_WRITTEN INSTRUCTION_
Write the lines out again, from the top of the material to the line containing "import pandas as pd", pictures excluded.

_DATA ENTRIES_
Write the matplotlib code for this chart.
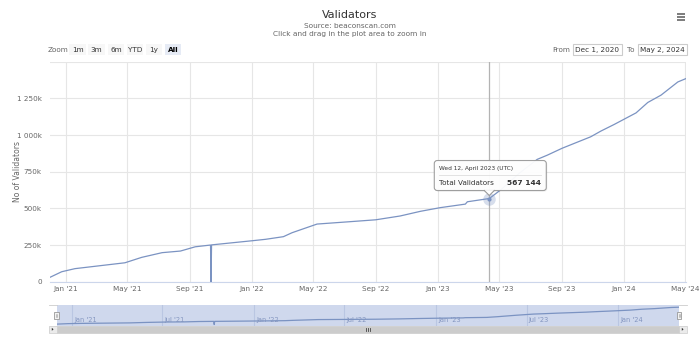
import matplotlib
matplotlib.use("Agg")
import matplotlib.pyplot as plt
import matplotlib.dates as mdates
import matplotlib.transforms as mtransforms
from matplotlib.patches import FancyBboxPatch, Rectangle, Polygon
import numpy as np
import pandas as pd

# values (total validators, thousands)
dates = ["2020-12-01", "2020-12-24", "2021-01-19", "2021-04-27", "2021-05-30",
         "2021-07-09", "2021-08-14", "2021-09-12", "2021-10-12", "2021-10-13",
         "2021-10-14", "2022-01-01", "2022-01-28", "2022-03-04", "2022-03-21",
         "2022-05-09", "2022-07-12", "2022-09-01", "2022-10-19", "2022-11-28",
         "2023-01-06", "2023-02-24", "2023-02-28", "2023-04-12", "2023-05-04",
         "2023-06-10", "2023-07-15", "2023-08-04", "2023-09-02", "2023-10-28",
         "2023-11-17", "2023-12-13", "2024-01-25", "2024-02-17", "2024-03-14",
         "2024-04-16", "2024-05-02"]
validators_k = [30, 68, 89, 129, 166,
                198, 209, 238, 250, 0,
                251, 279, 289, 307, 334,
                393, 409, 422, 448, 480,
                505, 529, 545, 567.144, 625,
                740, 834, 863, 910, 988,
                1027, 1072, 1151, 1222, 1272,
                1362, 1385]

y_ticks = [0, 250, 500, 750, 1000, 1250, 1500]
y_tick_labels = ["0", "250k", "500k", "750k", "1 000k", "1 250k", ""]
range_buttons = ["1m", "3m", "6m", "YTD", "1y", "All"]
range_from = "Dec 1, 2020"
range_to = "May 2, 2024"
hover_date = "2023-04-12"
hover_value = 567144

W, H = 700, 343
line_color = "#7b93c2"
grid_color = "#e6e6e6"


def box(x0, y0, x1, y1):
    # pixel box with top-left origin -> figure rect
    return [x0 / W, 1 - y1 / H, (x1 - x0) / W, (y1 - y0) / H]


fig = plt.figure(figsize=(7, 3.43), dpi=100)

x = mdates.date2num(pd.to_datetime(dates))
y = np.array(validators_k) * 1000
x_start = mdates.date2num(pd.Timestamp("2020-12-01"))
x_end = mdates.date2num(pd.Timestamp("2024-05-02"))

# main chart
ax = fig.add_axes(box(50, 61.7, 686, 281.7))
ax.plot(x, y, color=line_color, lw=0.9, zorder=3)
ax.set_xlim(x_start, x_end)
ax.set_ylim(0, 1500000)
ax.set_yticks([v * 1000 for v in y_ticks])
ax.set_yticklabels(y_tick_labels)
ax.xaxis.set_major_locator(mdates.MonthLocator(bymonth=(1, 5, 9)))
ax.xaxis.set_major_formatter(mdates.DateFormatter("%b '%y"))
ax.grid(True, color=grid_color, lw=0.8)
ax.set_axisbelow(True)
for s in ["top", "right", "left"]:
    ax.spines[s].set_visible(False)
ax.spines["bottom"].set_color("#ccd6eb")
ax.spines["bottom"].set_linewidth(0.8)
ax.tick_params(axis="y", length=0, pad=6, labelsize=5.2, labelcolor="#666666")
ax.tick_params(axis="x", length=0, pad=3, labelsize=5.2, labelcolor="#666666")

hx = mdates.date2num(pd.Timestamp(hover_date))
ax.axvline(hx, color="#b3b3b3", lw=0.9, zorder=2)
ax.plot(hx, hover_value, "o", ms=9, color=line_color, alpha=0.3, mec="none", zorder=4)
ax.plot(hx, hover_value, "o", ms=2, color=line_color, zorder=5)

# navigator
nav = fig.add_axes(box(56.5, 305, 679.3, 325.7))
nav.set_facecolor("#cfd8ed")
nav.plot(x, y, color=line_color, lw=0.9)
nav.set_xlim(x_start, x_end)
nav.set_ylim(-96000, 1560000)
nav.set_xticks([])
nav.set_yticks([])
for s in nav.spines.values():
    s.set_visible(False)
lbl_tr = mtransforms.offset_copy(nav.get_xaxis_transform(), fig=fig, x=2, y=0, units="dots")
for ts_ in pd.date_range("2021-01-01", "2024-05-01", freq="6MS"):
    t = mdates.date2num(ts_)
    nav.axvline(t, color="#bac6e2", lw=0.8, zorder=0)
    nav.text(t, 0.27, ts_.strftime("%b '%y"), transform=lbl_tr,
             fontsize=4.8, color="#8496c0", va="center", ha="left")

# overlay for titles, buttons, tooltip
ui = fig.add_axes([0, 0, 1, 1], zorder=10)
ui.set_xlim(0, W)
ui.set_ylim(H, 0)
ui.axis("off")
ui.patch.set_visible(False)

ui.text(350, 15, "Validators", ha="center", va="center", fontsize=8, color="#333333")
ui.text(350, 26.3, "Source: beaconscan.com", ha="center", va="center", fontsize=5.3, color="#666666")
ui.text(350, 33.7, "Click and drag in the plot area to zoom in", ha="center", va="center",
        fontsize=5.3, color="#666666")
ui.text(17, 171, "No of Validators", rotation=90, ha="center", va="center",
        fontsize=5.5, color="#666666")

# hamburger menu
for yy in (14.3, 17, 19.7):
    ui.plot([676.5, 685], [yy, yy], color="#666666", lw=1.2, solid_capstyle="butt")

# range selector
ui.text(58, 49.5, "Zoom", ha="center", va="center", fontsize=5.2, color="#666666")
bx = [69, 88, 108, 127, 146, 165]
bw = [17, 17, 16, 16, 16, 16]
for lab, b0, w in zip(range_buttons, bx, bw):
    sel = lab == "All"
    ui.add_patch(Rectangle((b0, 44.3), w, 10.7, fc="#e6ebf5" if sel else "#f7f7f7", ec="none"))
    ui.text(b0 + w / 2, 49.7, lab, ha="center", va="center", fontsize=5.2,
            color="#000000" if sel else "#333333", fontweight="bold" if sel else "normal")

ui.text(561.5, 49.7, "From", ha="center", va="center", fontsize=5.2, color="#666666")
ui.add_patch(Rectangle((572.7, 44.3), 49, 10.7, fc="white", ec="#cccccc", lw=0.8))
ui.text(597.2, 49.7, range_from, ha="center", va="center", fontsize=5.2, color="#333333")
ui.text(631, 49.7, "To", ha="center", va="center", fontsize=5.2, color="#666666")
ui.add_patch(Rectangle((638.3, 44.3), 49, 10.7, fc="white", ec="#cccccc", lw=0.8))
ui.text(662.8, 49.7, range_to, ha="center", va="center", fontsize=5.2, color="#333333")

# scrollbar
ui.add_patch(Rectangle((49.3, 325.7), 637.4, 7.3, fc="#f2f2f2", ec="none"))
ui.add_patch(Rectangle((56.5, 325.9), 622.8, 6.9, fc="#cccccc", ec="#cccccc", lw=0.5))
for b0 in (49.3, 679.3):
    ui.add_patch(Rectangle((b0, 325.9), 7.2, 6.9, fc="#ebebeb", ec="#cccccc", lw=0.5))
ui.add_patch(Polygon([[51.8, 327.8], [51.8, 330.8], [53.6, 329.3]], closed=True, fc="#333333", ec="none"))
ui.add_patch(Polygon([[681.8, 327.8], [681.8, 330.8], [683.6, 329.3]], closed=True, fc="#333333", ec="none"))
for gx in (366.3, 367.9, 369.5):
    ui.plot([gx, gx], [327.6, 331.2], color="#444444", lw=0.6)

# navigator handles
for hxp in (56.5, 679.3):
    ui.add_patch(Rectangle((hxp - 2.2, 311.5), 4.4, 7.5, fc="#f2f2f2", ec="#999999", lw=0.6))
    ui.plot([hxp - 0.6, hxp - 0.6], [313.5, 317], color="#999999", lw=0.4)
    ui.plot([hxp + 0.6, hxp + 0.6], [313.5, 317], color="#999999", lw=0.4)
ui.plot([49.3, 56.5], [305, 305], color="#cccccc", lw=0.6)
ui.plot([679.3, 686.7], [305, 305], color="#cccccc", lw=0.6)

# tooltip anchored to the hovered point
px, py = ax.transData.transform((hx, hover_value))
ax_px, ay_px = px, H - py
tx0, tx1 = ax_px - 55, ax_px + 57
ty0, ty1 = ay_px - 38, ay_px - 8
ui.add_patch(FancyBboxPatch((tx0 + 1, ty0 + 1), tx1 - tx0, ty1 - ty0,
                            boxstyle="round,pad=0,rounding_size=3", fc="#000000", alpha=0.08, ec="none"))
ui.add_patch(FancyBboxPatch((tx0, ty0), tx1 - tx0, ty1 - ty0,
                            boxstyle="round,pad=0,rounding_size=3", fc="white", alpha=0.95,
                            ec="#9a9a9a", lw=0.8))
ui.add_patch(Polygon([[ax_px - 5, ty1 - 0.4], [ax_px + 5, ty1 - 0.4], [ax_px, ay_px - 3]],
                     closed=True, fc="white", ec="none"))
ui.plot([ax_px - 5, ax_px, ax_px + 5], [ty1, ay_px - 3, ty1], color="#9a9a9a", lw=0.8)

ts = pd.Timestamp(hover_date)
ui.text(tx0 + 5, ty0 + 8, ts.strftime("%a %d, %B %Y") + " (UTC)", fontsize=4.2,
        color="#333333", va="center", ha="left")
ui.plot([tx0 + 5, tx1 - 5], [ty0 + 14.5, ty0 + 14.5], color="#dddddd", lw=0.6)
ui.text(tx0 + 5, ty0 + 22, "Total Validators", fontsize=5.2, color="#333333", va="center", ha="left")
ui.text(tx1 - 5, ty0 + 22.3, f"{hover_value:,}".replace(",", " "), fontsize=5.4,
        color="#333333", fontweight="bold", va="center", ha="right")

fig.savefig("out.png", dpi=100)
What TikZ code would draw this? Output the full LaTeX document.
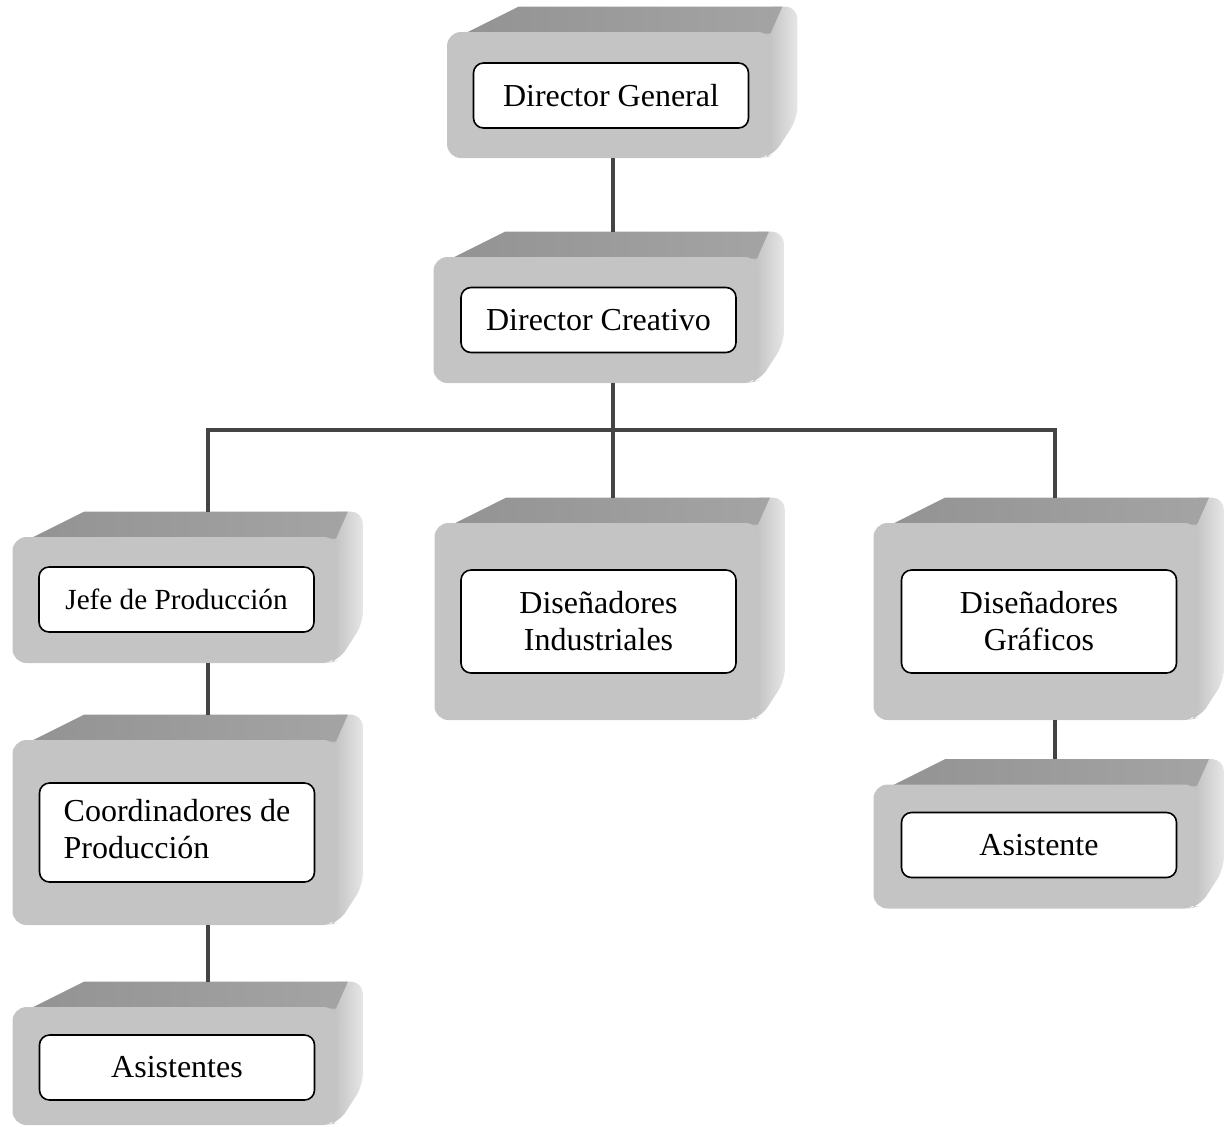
\documentclass[tikz,border=0pt]{standalone}
\usepackage{fontspec}
\setmainfont{Liberation Serif}
\usetikzlibrary{calc}
\pgfdeclarelayer{bg}
\pgfsetlayers{bg,main}
\definecolor{frontc}{HTML}{C4C4C4}
\definecolor{topl}{HTML}{939393}
\definecolor{topr}{HTML}{A4A4A4}
\definecolor{sidel}{HTML}{B8B8B8}
\definecolor{sider}{HTML}{E6E6E6}
\definecolor{linec}{HTML}{444444}
\tikzset{
  front/.style={fill=frontc, rounded corners=7pt, minimum width=162.5pt, inner sep=0pt},
  labelbox/.style={fill=white, draw=black, line width=0.8pt, rounded corners=5pt,
    minimum width=137.5pt, inner sep=0pt, align=center, font=\fontsize{16}{18.5}\selectfont},
  conn/.style={draw=linec, line width=1.8pt},
}
\newcommand\cubefaces[1]{%
  \shade[left color=sidel,right color=sider, rounded corners=6pt]
    ($(#1.north east)+(-12,4)$) -- ($(#1.north east)+(-12,-25)$) -- ($(#1.north east)+(25,-25)$)
    -- ($(#1.south east)+(25,-40)$) -- ($(#1.south east)+(1,-3)$)
    -- ($(#1.south east)+(-12,0)$) -- cycle;
  \shade[left color=topl,right color=topr]
    ($(#1.north west)+(18,2)$) -- ($(#1.north west)+(72,-25)$)
    -- ($(#1.north east)+(10,-25)$) -- ($(#1.north east)+(-2,2)$) -- cycle;
}
\begin{document}
\begin{tikzpicture}[x=0.5pt,y=-0.5pt]
\useasboundingbox (0,0) rectangle (1229,1126);
% front faces
\node[front, minimum height=63pt]   (dgF)  at (609.5,95) {};
\node[front, minimum height=63pt]   (dcF)  at (596,320) {};
\node[front, minimum height=63pt]   (jpF)  at (175,600) {};
\node[front, minimum height=98.5pt] (diF)  at (597,621.5) {};
\node[front, minimum height=98.5pt] (dgrF) at (1036,621.5) {};
\node[front, minimum height=92.5pt] (cpF)  at (175,832.5) {};
\node[front, minimum height=59pt]   (alF)  at (175,1066) {};
\node[front, minimum height=62pt]   (arF)  at (1036,846.5) {};
\begin{pgfonlayer}{bg}
  \cubefaces{dgF}\cubefaces{dcF}\cubefaces{jpF}\cubefaces{diF}
  \cubefaces{dgrF}\cubefaces{cpF}\cubefaces{alF}\cubefaces{arF}
\end{pgfonlayer}
% label boxes
\node[labelbox, minimum height=32.5pt] (dg)  at (611,95.5) {Director General};
\node[labelbox, minimum height=32.5pt] (dc)  at (598.5,320) {Director Creativo};
\node[labelbox, minimum height=32.5pt, font=\fontsize{14.6}{17}\selectfont] (jp) at (176.5,599.5) {Jefe de Producción};
\node[labelbox, minimum height=51.5pt] (di)  at (598.5,621.5) {Diseñadores\\Industriales};
\node[labelbox, minimum height=51.5pt] (dgr) at (1039,621.5) {Diseñadores\\Gráficos};
\node[labelbox, minimum height=49.5pt] (cp)  at (177,832.5) {\begin{tabular}{@{}l@{}}Coordinadores de\\Producción\end{tabular}};
\node[labelbox, minimum height=32.5pt] (al)  at (177,1067.5) {Asistentes};
\node[labelbox, minimum height=32.5pt] (ar)  at (1039,845) {Asistente};
% connectors
\coordinate (bus)  at (613,430);
\coordinate (busL) at (208,430);
\coordinate (busR) at (1055,430);
\draw[conn] (dgF.south -| bus) -- ($(dcF.north -| bus)+(0,-25)$);
\draw[conn] (dcF.south -| bus) -- (bus);
\draw[conn] ($(jpF.north -| busL)+(0,-25)$) -- (busL) -- (busR) -- ($(dgrF.north -| busR)+(0,-25)$);
\draw[conn] (bus) -- ($(diF.north -| bus)+(0,-25)$);
\draw[conn] (jpF.south -| busL) -- ($(cpF.north -| busL)+(0,-25)$);
\draw[conn] (cpF.south -| busL) -- ($(alF.north -| busL)+(0,-25)$);
\draw[conn] (dgrF.south -| busR) -- ($(arF.north -| busR)+(0,-25)$);
\end{tikzpicture}
\end{document}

_RESPONSE BELOW_
Write the matplotlib code for this chart.
import matplotlib
matplotlib.use("Agg")
import matplotlib.pyplot as plt
import matplotlib.dates as mdates
import matplotlib.transforms as mtransforms
from matplotlib.patches import FancyBboxPatch, Rectangle, Polygon
import numpy as np
import pandas as pd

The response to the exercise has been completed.